March certainly rolled in like a lion across the Ozarks with high winds, hail and thunderstorms, but I hope the month will, as the old saying goes, go out like a lamb.
I have reached the age when talking about the weather is the norm. I have caught myself saying phrases such as: “Sure is dry, ain’t it?” and “Do ya think we’ll get any of that rain the weather man is was talking about?” Or, my all-time favorite, “Hot enough for ya?”
I’m also guilty of recalling weather events, such as floods, droughts, heavy snows and ice storms for the younger generations. I don’t know how or when this crept up on me, but it’s happened.
My favorite stories to share are of floods from the days I lived along the Missouri River. It took me a time or two to understand why state workers had snow plows on the front of their big trucks in April and May. For folks up that way, using snow plows to clear miles and miles of roads covered in several feet of mud and debris wasn’t a new sight, but it was for a Southwest Missouri native.
Because of flooding conditions one rainy day, I had to take the “long way” to the nearby community of Wellington in Lafayette County, Mo., to deliver newspapers to a small gas station/coffee shop (the only one in town with a population of about 800) where the old farmers hung out. When I arrived, the water from a small, normally calm subsidiary of the Mighty Mo had taken up most of the parking lot and was creeping up on the store’s two gas pumps, but the business was still full of its normal morning crowd. I walked in to make my delivery, thinking I needed to get out of there ASAP, but no one inside seemed to be all that concerned.
“Y’all know the river is coming up, right?” I said to the men gathered in the booths.
“Oh, that ain’t nothin’. This store was completely under water in ’93 and in ’51…” one of the men responded as the others sipped their coffee and began reminiscing about the floods, droughts and other natural disasters they had endured.
The weather is a big deal for farmers and livestock producers in the Ozarks, and it’s seldom 100 percent predictable. Mother Nature has not disappointed recently with 80-degree days, followed by snow and sleet.

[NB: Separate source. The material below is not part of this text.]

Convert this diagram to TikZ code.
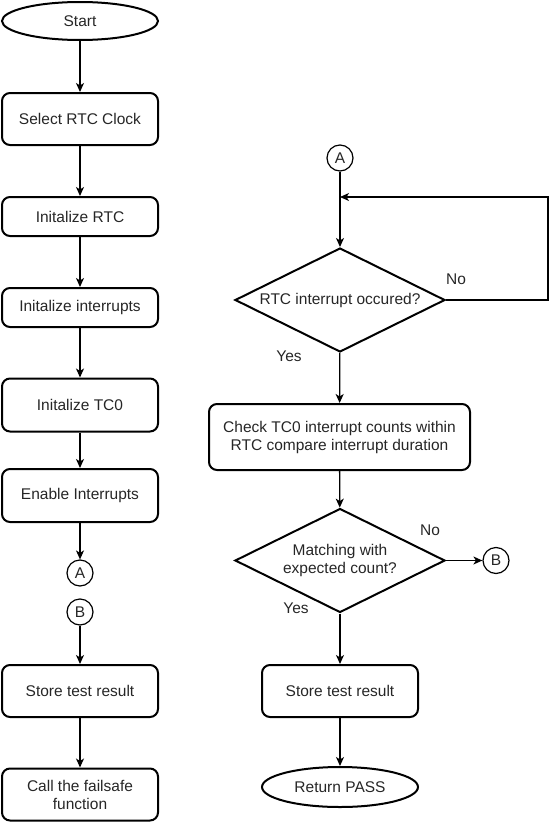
\documentclass[tikz,border=0pt]{standalone}
\usepackage{fontspec}
\setmainfont{Liberation Sans}
\usetikzlibrary{shapes.geometric,arrows.meta}
\begin{document}
\begin{tikzpicture}[x=1pt,y=-1pt,
  every node/.style={font=\fontsize{15.5}{18}\selectfont, text=black!85},
  proc/.style={draw=black, line width=2pt, rounded corners=8pt, minimum width=156pt, inner sep=0pt, align=center},
  term/.style={draw=black, line width=2pt, ellipse, minimum width=156pt, minimum height=38pt, inner sep=0pt},
  dec/.style={draw=black, line width=2pt, diamond, aspect=2, minimum width=210pt, minimum height=104pt, inner sep=0pt, align=center},
  conn/.style={draw=black, line width=1.2pt, circle, minimum size=26pt, inner sep=0pt},
  arr/.style={line width=1.3pt, -{Stealth[length=9pt,width=8pt,inset=2.5pt]}},
  ln/.style={line width=1.3pt},
  lab/.style={font=\fontsize{15.5}{18}\selectfont}]
\useasboundingbox (0,0) rectangle (559,822);

% left column
\node[term] (start) at (80,21) {Start};
\node[proc, minimum height=52pt] (sel) at (80,119) {Select RTC Clock};
\node[proc, minimum height=39pt] (irtc) at (80,216.5) {Initalize RTC};
\node[proc, minimum height=39pt] (iint) at (80,307.5) {Initalize interrupts};
\node[proc, minimum height=53pt] (itc) at (80,405) {Initalize TC0};
\node[proc, minimum height=53pt] (en) at (80,495.5) {Enable Interrupts};
\node[conn] (A1) at (80,573) {A};
\node[conn] (B1) at (80,612) {B};
\node[proc, minimum height=52pt] (st1) at (80,691) {Store test result};
\node[proc, minimum height=52pt] (fs) at (80,794.5) {Call the failsafe\\function};

\draw[arr] (start) -- (sel);
\draw[arr] (sel) -- (irtc);
\draw[arr] (irtc) -- (iint);
\draw[arr] (iint) -- (itc);
\draw[arr] (itc) -- (en);
\draw[arr] (en) -- (A1);
\draw[arr] (B1) -- (st1);
\draw[arr] (st1) -- (fs);

% right column
\node[conn] (A2) at (340,158) {A};
\node[dec] (d1) at (340,300) {RTC interrupt occured?};
\node[proc, minimum width=261pt, minimum height=66pt] (chk) at (339.5,437) {Check TC0 interrupt counts within\\RTC compare interrupt duration};
\node[dec] (d2) at (340,560.5) {Matching with\\expected count?};
\node[conn] (B2) at (496,560.5) {B};
\node[proc, minimum height=52pt] (st2) at (340,691) {Store test result};
\node[term, minimum height=40pt] (ret) at (340,787) {Return PASS};

\coordinate (j) at (340,197);
\coordinate (c1) at (548,300);
\coordinate (c2) at (548,197);

\draw[arr] (A2) -- (d1);
\draw[arr] (d1.east) -- (c1) -- (c2) -- (j);
\draw[arr] (d1) -- (chk);
\draw[arr] (chk) -- (d2);
\draw[arr] (d2.east) -- (B2);
\draw[arr] (d2) -- (st2);
\draw[arr] (st2) -- (ret);

\node[lab] (no1) at (456,279) {No};
\node[lab] (yes1) at (289,356) {Yes};
\node[lab] (no2) at (430,530) {No};
\node[lab] (yes2) at (296,608) {Yes};
\end{tikzpicture}
\end{document}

With our mild, dry winter months coming to an end and spring upon us, I wonder what the next six months has instore. Will it be hot and dry, forcing cattle producers to sell off calves earlier than they wanted to and cull their cows a little harder? How will those moves impact already low cattle prices? We just don’t know what spring will bring.
Novelist Amelia Barr wrote: “It is only in sorrow bad weather masters us; in joy we face the storm and defy it.”
No matter what Mother Nature has in store for us in the coming months, we have to keep a positive outlook for our family farms and continue to defy the odds stacked against production agriculture.
The older men at that gas station weren’t worried about the water that was about to creep through the door. They had seen it before and figured it wouldn’t be the last time, so they didn’t see any reason to give up their morning coffee and conversation. Yes, chances are some of their crop land was damaged, their top soil was washed down river and there would be who knows how much trash and debris in their fields, but in their wisdom they knew there wasn’t anything they could do to stop the rain or the floods.
So, as we roll into spring in the Ozarks, let’s be optimistic that April showers bring May flowers – and green pastures.